Data provided.
********************
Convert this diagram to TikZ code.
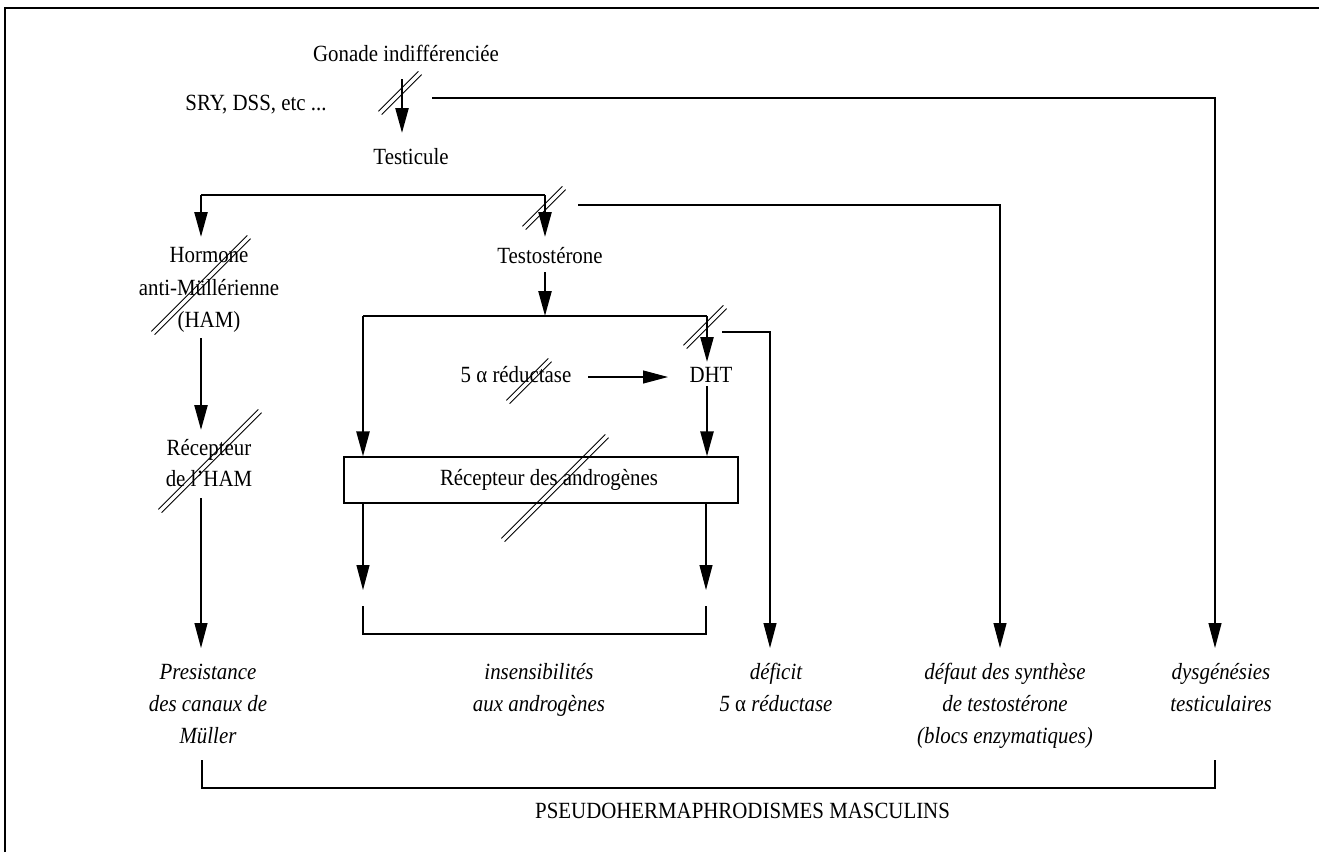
\documentclass[tikz,border=0pt]{standalone}
\usepackage{fontspec}
\setmainfont{Liberation Serif}[FakeStretch=0.9]
\usetikzlibrary{arrows.meta}

\begin{document}
\begin{tikzpicture}[x=1pt,y=-1pt,
  txt/.style={inner sep=0pt, anchor=base, font=\fontsize{23.2}{32}\selectfont},
  itxt/.style={inner sep=0pt, anchor=base, font=\fontsize{23.2}{32}\selectfont\itshape},
  thinline/.style={line width=1.1pt},
  thickline/.style={line width=2.4pt},
  frameline/.style={line width=1.6pt},
  slashline/.style={line width=0.9pt},
  tip/.style={-{Triangle[length=25pt,width=13pt]}},
  pics/dslash/.style={code={
    \draw[slashline] (-#1-1.6,#1-1.6) -- (#1-1.6,-#1-1.6);
    \draw[slashline] (-#1+1.6,#1+1.6) -- (#1+1.6,-#1+1.6);
  }}
]
\useasboundingbox (0,0) rectangle (1319,852);

% frame on the left and top edges
\coordinate (fbl) at (5,852);
\coordinate (ftl) at (5,8);
\coordinate (ftr) at (1319,8);
\draw[frameline] (fbl) -- (ftl) -- (ftr);

% ---------- texts ----------
\node[txt] (gonade) at (406,61) {Gonade indifférenciée};
\node[txt] (sry) at (256,110) {SRY, DSS, etc ...};
\node[txt] (testicule) at (411,164) {Testicule};
\node[txt] (hormA) at (209,262) {Hormone};
\node[txt] (hormB) at (209,295) {anti-Müllérienne};
\node[txt] (hormC) at (209,327) {(HAM)};
\node[txt] (testo) at (550,263) {Testostérone};
\node[txt] (reduc) at (516,382) {5 α réductase};
\node[txt] (dht) at (711,382) {DHT};
\node[txt] (rhamA) at (209,455) {Récepteur};
\node[txt] (rhamB) at (209,486) {de l’HAM};
\node[draw, thinline, minimum width=394pt, minimum height=46pt, inner sep=0pt,
      font=\fontsize{23.2}{32}\selectfont] (recbox) at (541,480)
      {\hspace*{16pt}Récepteur des androgènes};

\node[itxt] (persA) at (208,679) {Presistance};
\node[itxt] (persB) at (208,711) {des canaux de};
\node[itxt] (persC) at (208,743) {Müller};
\node[itxt] (insA) at (539,679) {insensibilités};
\node[itxt] (insB) at (539,711) {aux androgènes};
\node[itxt] (defA) at (776,679) {déficit};
\node[itxt] (defB) at (776,711) {5 \textup{α} réductase};
\node[itxt] (synA) at (1005,679) {défaut des synthèse};
\node[itxt] (synB) at (1005,711) {de testostérone};
\node[itxt] (synC) at (1005,743) {(blocs enzymatiques)};
\node[itxt] (dysA) at (1221,679) {dysgénésies};
\node[itxt] (dysB) at (1221,711) {testiculaires};
\node[txt, anchor=base west] (pseudo) at (535,818) {PSEUDOHERMAPHRODISMES MASCULINS};

% ---------- connector points ----------
\coordinate (gA) at (402,79);   \coordinate (gB) at (402,133);
\coordinate (sA) at (432,98);   \coordinate (sB) at (1215,98);  \coordinate (sC) at (1215,648);
\coordinate (tL) at (201,195);  \coordinate (tR) at (545,195);
\coordinate (tLe) at (201,237); \coordinate (tRe) at (545,237);
\coordinate (uA) at (578,205);  \coordinate (uB) at (1000,205); \coordinate (uC) at (1000,648);
\coordinate (teA) at (545,272); \coordinate (teB) at (545,316);
\coordinate (bL) at (363,316);  \coordinate (bR) at (707,316);
\coordinate (dhtIn) at (707,362);
\coordinate (dA) at (722,332);  \coordinate (dB) at (770,332);  \coordinate (dC) at (770,648);
\coordinate (rA) at (588,377);  \coordinate (rB) at (668,377);
\coordinate (dhtOut) at (707,386);
\coordinate (hA) at (201,338);  \coordinate (hB) at (201,430);
\coordinate (mA) at (201,498);  \coordinate (mB) at (201,648);
\coordinate (oL) at (363,590);  \coordinate (oR) at (706,590);
\coordinate (kL) at (363,606);  \coordinate (kLb) at (363,634);
\coordinate (kR) at (706,606);  \coordinate (kRb) at (706,634);
\coordinate (zL) at (202,760);  \coordinate (zLb) at (202,788);
\coordinate (zR) at (1215,760); \coordinate (zRb) at (1215,788);

% ---------- connectors ----------
\draw[thickline, tip] (gA) -- (gB);
\draw[thinline, tip] (sA) -- (sB) -- (sC);
\draw[thickline] (tL) -- (tR);
\draw[thickline, tip] (tL) -- (tLe);
\draw[thickline, tip] (tR) -- (tRe);
\draw[thinline, tip] (uA) -- (uB) -- (uC);
\draw[thickline, tip] (teA) -- (teB);
\draw[thinline] (bL) -- (bR);
\draw[thickline, tip] (bL) -- (bL |- recbox.north);
\draw[thickline, tip] (bR) -- (dhtIn);
\draw[thinline, tip] (dA) -- (dB) -- (dC);
\draw[thinline, tip] (rA) -- (rB);
\draw[thickline, tip] (dhtOut) -- (dhtOut |- recbox.north);
\draw[thickline, tip] (hA) -- (hB);
\draw[thinline, tip] (mA) -- (mB);
\draw[thinline, tip] (bL |- recbox.south) -- (oL);
\draw[thinline, tip] (oR |- recbox.south) -- (oR);
\draw[thinline] (kL) -- (kLb) -- (kRb) -- (kR);
\draw[thinline] (zL) -- (zLb) -- (zRb) -- (zR);

% ---------- blocks (double slashes) ----------
\pic at (400,93) {dslash=20};
\pic at (544,208) {dslash=20};
\pic at (201,285) {dslash=48};
\pic at (210,461) {dslash=50};
\pic at (705,327) {dslash=20};
\pic at (529,381) {dslash=21};
\pic at (555,488) {dslash=52};
\end{tikzpicture}
\end{document}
********************
Written exercise. Pull every line containing the word "code" out of the material.

Solution to the problem.
Convert this diagram to TikZ code.
  pics/dslash/.style={code={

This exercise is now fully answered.